The last 10+ signs have info on how each of us can become river aware and help improve the health of Parramatta River.
The track from the playground on Northam Drive to Balaka Falls can be a bit tricky to follow correctly. So our signs take away the hassle and we placed a lot more at the beginning to show you the way. Keep in mind that at a ‘decision point’ (intersection in the track), we’ve stuck a sign just afterwards along the right path.
The Our Living River walking trail is about 1.5km in total and has a few creek crossings. Including walking cross the top of Balaka Falls.
Unfortunately the falls are looking very dry at the moment.
But it’s amazing how a bit of rain can make all the difference….so fingers crossed for some rain soon.
12Gumnut Babies ABC [GONE] – Hunts Creek Reserve (East), Carlingford
Installed 22nd May from the playground on Lesley Ave in Carlingford. It’s a 1.5km loop trail via Balaka Falls.
More details to come soon.
13Superheroes – North Rocks Dam [most signs damaged or gone]
Able to leap tall buildings in a single bound… it’s our Superheroes Walking Trail! It takes you through the lovely Bidjigal Reserve on the Murri Yanna Track. The walking trail is about 2km return and half of it is a loop (assuming you can walk through the tunnel).
There are 30 numbered signs to find, with a host of superheroes including some modern day ones.
For safety reasons, we’ve taken the walk along the detour track to start with so that if you can’t walk through the tunnel due to rising water levels then you can still do the walk (and know how to get back!). Unfortunately the detour track is not well sign posted.
The Superheroes Walking Trail starts from the end of Ventura Road in Northmead. There’s a playground on the corner with Winton Ave – which is currently being upgraded.
The walk starts off on a sealed road and is a steep slope down.
Once at the bottom, you go right onto the main track that is flat and wide.
When you get to the bridge, cross it to take the flood detour track around to the top viewing platform. This 1st section of the walk is pram friendly and you could continue onto the ‘dam’ wall, skipping signs 11 through to 20, if you have a pram or want to make it a shorter walk.
The walking trail path from the bridge is narrow and steep and there are some stairs.
Once at the top, head towards the flood retarding wall – where you’ll find Superman.
After checking out the view from the top of the flood retarding wall, head down the fire trail road (go right).
Once you get to the end of the road, and the bottom viewing platform, you’ll find Spiderman.
Now if water levels are low (not covering the tunnel path), then walk through the tunnel to loop back to the main track.

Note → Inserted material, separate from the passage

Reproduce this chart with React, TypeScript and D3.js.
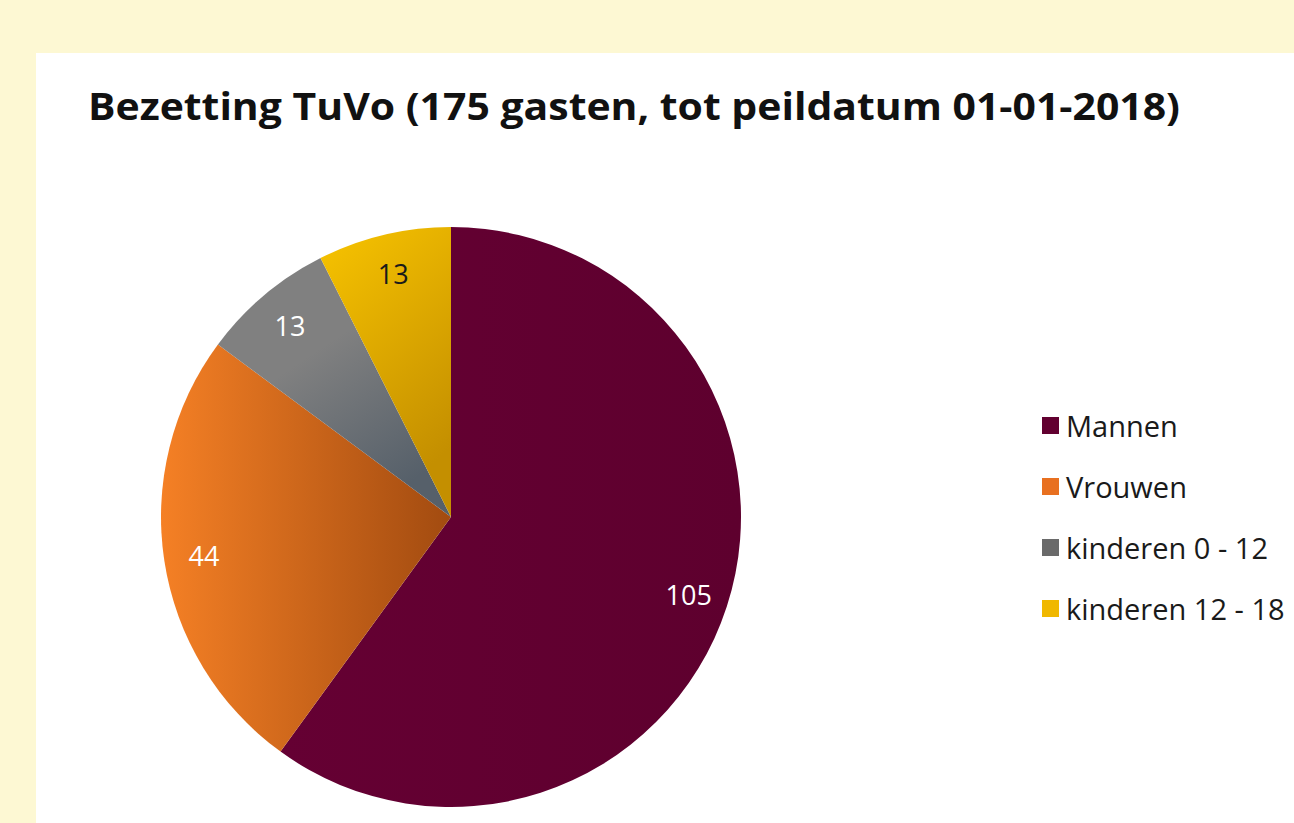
import React from "react";
import * as d3 from "d3";

const categories = ["Mannen", "Vrouwen", "kinderen 0 - 12", "kinderen 12 - 18"];
const values = [105, 44, 13, 13];
const gradStops: [string, string][] = [
  ["#650033", "#5e002e"],
  ["#f58025", "#a24b10"],
  ["#808080", "#56606a"],
  ["#f8c400", "#c48f00"],
];
const legendColors = ["#620030", "#e87020", "#6a6a6a", "#f0b800"];
const labelColors = ["#ffffff", "#ffffff", "#ffffff", "#1a1a1a"];
const title = "Bezetting TuVo (175 gasten, tot peildatum 01-01-2018)";

export default function App() {
  const W = 1294, H = 823;
  const cx = 451, cy = 517, r = 290;
  const pie = d3.pie<number>().sort(null).value((d) => d);
  const arcs = pie(values);
  const arc = d3.arc<d3.PieArcDatum<number>>().innerRadius(0).outerRadius(r);
  const labelArc = d3.arc<d3.PieArcDatum<number>>().innerRadius(250).outerRadius(250);
  const legendY = d3.scalePoint<string>().domain(categories).range([425, 608]);

  return (
    <svg width={W} height={H} style={{ position: "absolute", left: 0, top: 0, display: "block" }}>
      <defs>
        {gradStops.map((g, i) => (
          <linearGradient
            key={i}
            id={`g${i}`}
            x1="0"
            y1="0"
            x2={i === 0 || i === 1 ? "1" : i === 2 ? "0.6" : "0.4"}
            y2={i === 0 || i === 1 ? "0" : "1"}
          >
            <stop offset="0%" stopColor={g[0]} />
            <stop offset={i === 2 ? "45%" : "0%"} stopColor={g[0]} />
            <stop offset="100%" stopColor={g[1]} />
          </linearGradient>
        ))}
      </defs>
      <rect x={0} y={0} width={W} height={H} fill="#fdf8d3" />
      <rect x={36} y={53} width={W - 36} height={H - 53} fill="#ffffff" />
      <text
        x={88}
        y={120}
        fontFamily="'Open Sans', sans-serif"
        fontWeight={700}
        fontSize={37}
        fill="#111"
        textLength={1092}
        lengthAdjust="spacingAndGlyphs"
      >
        {title}
      </text>
      <g transform={`translate(${cx},${cy})`}>
        {arcs.map((a, i) => (
          <path key={i} d={arc(a) || ""} fill={`url(#g${i})`} />
        ))}
        {arcs.map((a, i) => {
          const [x, y] = labelArc.centroid(a);
          return (
            <text
              key={i}
              x={x}
              y={y}
              textAnchor="middle"
              dominantBaseline="central"
              fontFamily="'Open Sans', sans-serif"
              fontSize={27}
              fill={labelColors[i]}
            >
              {values[i]}
            </text>
          );
        })}
      </g>
      {categories.map((c, i) => (
        <g key={c} transform={`translate(1042,${legendY(c)})`}>
          <rect x={0} y={-8} width={17} height={17} fill={legendColors[i]} />
          <text
            x={24}
            y={0}
            dominantBaseline="central"
            fontFamily="'Open Sans', sans-serif"
            fontSize={29}
            fill="#1a1a1a"
          >
            {c}
          </text>
        </g>
      ))}
    </svg>
  );
}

But if water levels are high, then you will need to retrace your steps back along the detour track.
There’s a nice spot at the bottom of the ‘dam’ wall where the kids usually play.
Once out of the tunnel, there are signs 21 to 30 to find. And make sure to look back at the massive wall!
The Black Panther sign marks the spot where you need to turn to take the road back up to where you started. On the way back up, make sure to go up close to sign number 30!